═══ RECORDS FOR THE EXERCISE ═══

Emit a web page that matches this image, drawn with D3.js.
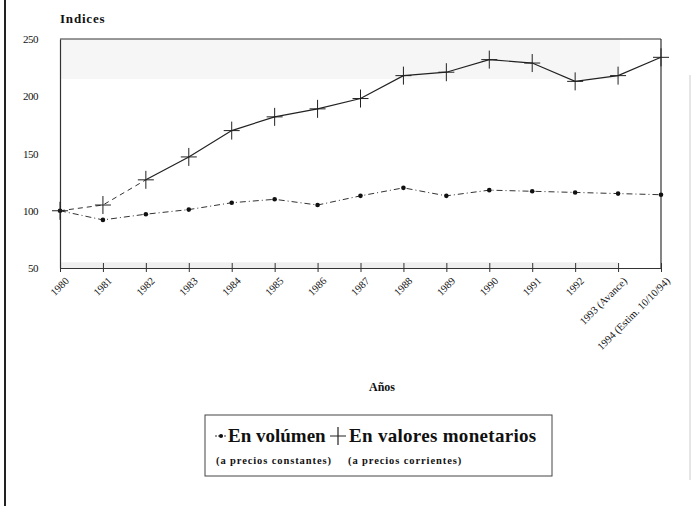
<!DOCTYPE html>
<html>
<head>
<meta charset="utf-8">
<script src="https://cdn.jsdelivr.net/npm/d3@7"></script>
<style>
  body { margin: 0; background: #fff; }
  svg { font-family: "Liberation Serif", "DejaVu Serif", serif; }
</style>
</head>
<body>
<svg id="chart" width="691" height="506"></svg>
<script>
// years (categories)
var years = ["1980", "1981", "1982", "1983", "1984", "1985", "1986", "1987",
             "1988", "1989", "1990", "1991", "1992", "1993 (Avance)", "1994 (Estim. 10/10/94)"];

// indices, 1980 = 100
var volumen = [100, 92, 97, 101, 107, 110, 105, 113, 120, 113, 118, 117, 116, 115, 114];
var monetarios = [100, 105, 127, 147, 170, 182, 189, 198, 218, 221, 232, 229, 213, 218, 234];

var yTicks = [50, 100, 150, 200, 250];

var svg = d3.select("#chart");
var margin = {left: 60, right: 30, top: 39, bottom: 238};
var width = 691 - margin.left - margin.right,
    height = 506 - margin.top - margin.bottom;

// scanned page borders
svg.append("line").attr("x1", 5).attr("x2", 5).attr("y1", 0).attr("y2", 506)
  .attr("stroke", "#222").attr("stroke-width", 2);
svg.append("line").attr("x1", 690).attr("x2", 690).attr("y1", 75).attr("y2", 480)
  .attr("stroke", "#ccc").attr("stroke-width", 1);

var g = svg.append("g").attr("transform", "translate(" + margin.left + "," + margin.top + ")");

var x = d3.scalePoint().domain(years).range([0, width]);
var y = d3.scaleLinear().domain([50, 250]).range([height, 0]);

// light grey bands from the scan
g.append("rect")
  .attr("x", 0).attr("y", y(250))
  .attr("width", x(years[13]) + 2).attr("height", y(215) - y(250))
  .attr("fill", "#f6f6f6");
g.append("rect")
  .attr("x", 0).attr("y", y(55))
  .attr("width", x(years[13])).attr("height", y(50) - y(55))
  .attr("fill", "#efefef");

// frame: top and right lines
g.append("line").attr("x1", 0).attr("x2", width).attr("y1", 0).attr("y2", 0)
  .attr("stroke", "#333").attr("stroke-width", 1.2);
g.append("line").attr("x1", width).attr("x2", width).attr("y1", 0).attr("y2", height)
  .attr("stroke", "#333").attr("stroke-width", 1.2);

// x axis
var xAxis = g.append("g")
  .attr("transform", "translate(0," + height + ")")
  .call(d3.axisBottom(x).tickSize(5).tickSizeOuter(0));
xAxis.select(".domain").attr("stroke", "#333").attr("stroke-width", 1.2);
xAxis.selectAll(".tick line").attr("stroke", "#333").attr("y1", -5).attr("y2", 4);
xAxis.selectAll(".tick text")
  .attr("font-family", "Liberation Serif, serif")
  .attr("font-size", 10.5)
  .attr("fill", "#111")
  .attr("text-anchor", "end")
  .attr("dx", "-0.1em")
  .attr("dy", "0.3em")
  .attr("transform", "translate(2,5) rotate(-45)");

// y axis
var yAxis = g.append("g")
  .call(d3.axisLeft(y).tickValues(yTicks).tickSize(0).tickPadding(22));
yAxis.select(".domain").attr("stroke", "#333").attr("stroke-width", 1.2);
yAxis.selectAll(".tick text")
  .attr("font-family", "Liberation Serif, serif")
  .attr("font-size", 11)
  .attr("fill", "#111")
  .attr("letter-spacing", "-0.5");

// title
svg.append("text").attr("x", 60).attr("y", 23)
  .attr("font-size", 13).attr("font-weight", "bold").attr("fill", "#111")
  .attr("letter-spacing", "0.8")
  .text("Indices");

// lines
var line = d3.line()
  .x(function(d, i) { return x(years[i]); })
  .y(function(d) { return y(d); });

g.append("path").datum(volumen)
  .attr("d", line)
  .attr("fill", "none").attr("stroke", "#333").attr("stroke-width", 1)
  .attr("stroke-dasharray", "6,3,1,3");

// first segments of monetarios are dashed in the print, rest solid
g.append("path").datum(monetarios.slice(0, 3))
  .attr("d", line)
  .attr("fill", "none").attr("stroke", "#333").attr("stroke-width", 1)
  .attr("stroke-dasharray", "5,4");
g.append("path").datum(monetarios)
  .attr("d", d3.line()
    .defined(function(d, i) { return i >= 2; })
    .x(function(d, i) { return x(years[i]); })
    .y(function(d) { return y(d); }))
  .attr("fill", "none").attr("stroke", "#222").attr("stroke-width", 1.2);

// markers
g.selectAll(".dot").data(volumen).enter().append("circle")
  .attr("class", "dot")
  .attr("cx", function(d, i) { return x(years[i]); })
  .attr("cy", function(d) { return y(d); })
  .attr("r", 2.3).attr("fill", "#111");

g.selectAll(".cross").data(monetarios).enter().append("path")
  .attr("class", "cross")
  .attr("transform", function(d, i) { return "translate(" + x(years[i]) + "," + y(d) + ")"; })
  .attr("d", "M-8,0H8M0,-9V9")
  .attr("stroke", "#222").attr("stroke-width", 1);

// x axis title
svg.append("text").attr("x", 382).attr("y", 391)
  .attr("text-anchor", "middle").attr("font-size", 12).attr("font-weight", "bold")
  .attr("fill", "#111").text("Años");

// legend
var lg = svg.append("g").attr("transform", "translate(205,415)");
lg.append("rect").attr("x", 0).attr("y", 0).attr("width", 347).attr("height", 61)
  .attr("fill", "#fff").attr("stroke", "#444").attr("stroke-width", 1);
lg.append("line").attr("x1", 10).attr("x2", 21).attr("y1", 21).attr("y2", 21)
  .attr("stroke", "#333").attr("stroke-dasharray", "2,1");
lg.append("circle").attr("cx", 16).attr("cy", 21).attr("r", 2).attr("fill", "#111");
lg.append("text").attr("x", 23).attr("y", 27)
  .attr("font-size", 19).attr("font-weight", "bold").attr("fill", "#111")
  .text("En volúmen");
lg.append("path").attr("transform", "translate(133,21)")
  .attr("d", "M-8,0H8M0,-9V9").attr("stroke", "#222").attr("stroke-width", 1.2);
lg.append("text").attr("x", 144).attr("y", 27)
  .attr("font-size", 19).attr("font-weight", "bold").attr("fill", "#111")
  .attr("letter-spacing", "0.3")
  .text("En valores monetarios");
lg.append("text").attr("x", 11).attr("y", 49)
  .attr("font-size", 10.5).attr("font-weight", "bold").attr("fill", "#111")
  .attr("letter-spacing", "0.9")
  .text("(a precios constantes)");
lg.append("text").attr("x", 143).attr("y", 49)
  .attr("font-size", 10.5).attr("font-weight", "bold").attr("fill", "#111")
  .attr("letter-spacing", "0.9")
  .text("(a precios corrientes)");
</script>
</body>
</html>
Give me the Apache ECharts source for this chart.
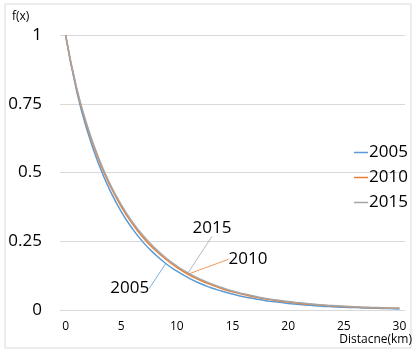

═══

Retype each line of the listing above word for word. Exclude the pictures.

Emit a web page that matches this image, drawn with D3.js.
<!DOCTYPE html>
<html>
<head>
<meta charset="utf-8">
<script src="https://cdn.jsdelivr.net/npm/d3@7"></script>
<style>
  body { margin: 0; background: #fff; }
  svg { font-family: "Liberation Serif", "DejaVu Serif", serif; }
</style>
</head>
<body>
<svg id="chart" width="691" height="506"></svg>
<script>
// years (categories)
var years = ["1980", "1981", "1982", "1983", "1984", "1985", "1986", "1987",
             "1988", "1989", "1990", "1991", "1992", "1993 (Avance)", "1994 (Estim. 10/10/94)"];

// indices, 1980 = 100
var volumen = [100, 92, 97, 101, 107, 110, 105, 113, 120, 113, 118, 117, 116, 115, 114];
var monetarios = [100, 105, 127, 147, 170, 182, 189, 198, 218, 221, 232, 229, 213, 218, 234];

var yTicks = [50, 100, 150, 200, 250];

var svg = d3.select("#chart");
var margin = {left: 60, right: 30, top: 39, bottom: 238};
var width = 691 - margin.left - margin.right,
    height = 506 - margin.top - margin.bottom;

// scanned page borders
svg.append("line").attr("x1", 5).attr("x2", 5).attr("y1", 0).attr("y2", 506)
  .attr("stroke", "#222").attr("stroke-width", 2);
svg.append("line").attr("x1", 690).attr("x2", 690).attr("y1", 75).attr("y2", 480)
  .attr("stroke", "#ccc").attr("stroke-width", 1);

var g = svg.append("g").attr("transform", "translate(" + margin.left + "," + margin.top + ")");

var x = d3.scalePoint().domain(years).range([0, width]);
var y = d3.scaleLinear().domain([50, 250]).range([height, 0]);

// light grey bands from the scan
g.append("rect")
  .attr("x", 0).attr("y", y(250))
  .attr("width", x(years[13]) + 2).attr("height", y(215) - y(250))
  .attr("fill", "#f6f6f6");
g.append("rect")
  .attr("x", 0).attr("y", y(55))
  .attr("width", x(years[13])).attr("height", y(50) - y(55))
  .attr("fill", "#efefef");

// frame: top and right lines
g.append("line").attr("x1", 0).attr("x2", width).attr("y1", 0).attr("y2", 0)
  .attr("stroke", "#333").attr("stroke-width", 1.2);
g.append("line").attr("x1", width).attr("x2", width).attr("y1", 0).attr("y2", height)
  .attr("stroke", "#333").attr("stroke-width", 1.2);

// x axis
var xAxis = g.append("g")
  .attr("transform", "translate(0," + height + ")")
  .call(d3.axisBottom(x).tickSize(5).tickSizeOuter(0));
xAxis.select(".domain").attr("stroke", "#333").attr("stroke-width", 1.2);
xAxis.selectAll(".tick line").attr("stroke", "#333").attr("y1", -5).attr("y2", 4);
xAxis.selectAll(".tick text")
  .attr("font-family", "Liberation Serif, serif")
  .attr("font-size", 10.5)
  .attr("fill", "#111")
  .attr("text-anchor", "end")
  .attr("dx", "-0.1em")
  .attr("dy", "0.3em")
  .attr("transform", "translate(2,5) rotate(-45)");

// y axis
var yAxis = g.append("g")
  .call(d3.axisLeft(y).tickValues(yTicks).tickSize(0).tickPadding(22));
yAxis.select(".domain").attr("stroke", "#333").attr("stroke-width", 1.2);
yAxis.selectAll(".tick text")
  .attr("font-family", "Liberation Serif, serif")
  .attr("font-size", 11)
  .attr("fill", "#111")
  .attr("letter-spacing", "-0.5");

// title
svg.append("text").attr("x", 60).attr("y", 23)
  .attr("font-size", 13).attr("font-weight", "bold").attr("fill", "#111")
  .attr("letter-spacing", "0.8")
  .text("Indices");

// lines
var line = d3.line()
  .x(function(d, i) { return x(years[i]); })
  .y(function(d) { return y(d); });

g.append("path").datum(volumen)
  .attr("d", line)
  .attr("fill", "none").attr("stroke", "#333").attr("stroke-width", 1)
  .attr("stroke-dasharray", "6,3,1,3");

// first segments of monetarios are dashed in the print, rest solid
g.append("path").datum(monetarios.slice(0, 3))
  .attr("d", line)
  .attr("fill", "none").attr("stroke", "#333").attr("stroke-width", 1)
  .attr("stroke-dasharray", "5,4");
g.append("path").datum(monetarios)
  .attr("d", d3.line()
    .defined(function(d, i) { return i >= 2; })
    .x(function(d, i) { return x(years[i]); })
    .y(function(d) { return y(d); }))
  .attr("fill", "none").attr("stroke", "#222").attr("stroke-width", 1.2);

// markers
g.selectAll(".dot").data(volumen).enter().append("circle")
  .attr("class", "dot")
  .attr("cx", function(d, i) { return x(years[i]); })
  .attr("cy", function(d) { return y(d); })
  .attr("r", 2.3).attr("fill", "#111");

g.selectAll(".cross").data(monetarios).enter().append("path")
  .attr("class", "cross")
  .attr("transform", function(d, i) { return "translate(" + x(years[i]) + "," + y(d) + ")"; })
  .attr("d", "M-8,0H8M0,-9V9")
  .attr("stroke", "#222").attr("stroke-width", 1);

// x axis title
svg.append("text").attr("x", 382).attr("y", 391)
  .attr("text-anchor", "middle").attr("font-size", 12).attr("font-weight", "bold")
  .attr("fill", "#111").text("Años");

// legend
var lg = svg.append("g").attr("transform", "translate(205,415)");
lg.append("rect").attr("x", 0).attr("y", 0).attr("width", 347).attr("height", 61)
  .attr("fill", "#fff").attr("stroke", "#444").attr("stroke-width", 1);
lg.append("line").attr("x1", 10).attr("x2", 21).attr("y1", 21).attr("y2", 21)
  .attr("stroke", "#333").attr("stroke-dasharray", "2,1");
lg.append("circle").attr("cx", 16).attr("cy", 21).attr("r", 2).attr("fill", "#111");
lg.append("text").attr("x", 23).attr("y", 27)
  .attr("font-size", 19).attr("font-weight", "bold").attr("fill", "#111")
  .text("En volúmen");
lg.append("path").attr("transform", "translate(133,21)")
  .attr("d", "M-8,0H8M0,-9V9").attr("stroke", "#222").attr("stroke-width", 1.2);
lg.append("text").attr("x", 144).attr("y", 27)
  .attr("font-size", 19).attr("font-weight", "bold").attr("fill", "#111")
  .attr("letter-spacing", "0.3")
  .text("En valores monetarios");
lg.append("text").attr("x", 11).attr("y", 49)
  .attr("font-size", 10.5).attr("font-weight", "bold").attr("fill", "#111")
  .attr("letter-spacing", "0.9")
  .text("(a precios constantes)");
lg.append("text").attr("x", 143).attr("y", 49)
  .attr("font-size", 10.5).attr("font-weight", "bold").attr("fill", "#111")
  .attr("letter-spacing", "0.9")
  .text("(a precios corrientes)");
</script>
</body>
</html>
Give me the Apache ECharts source for this chart.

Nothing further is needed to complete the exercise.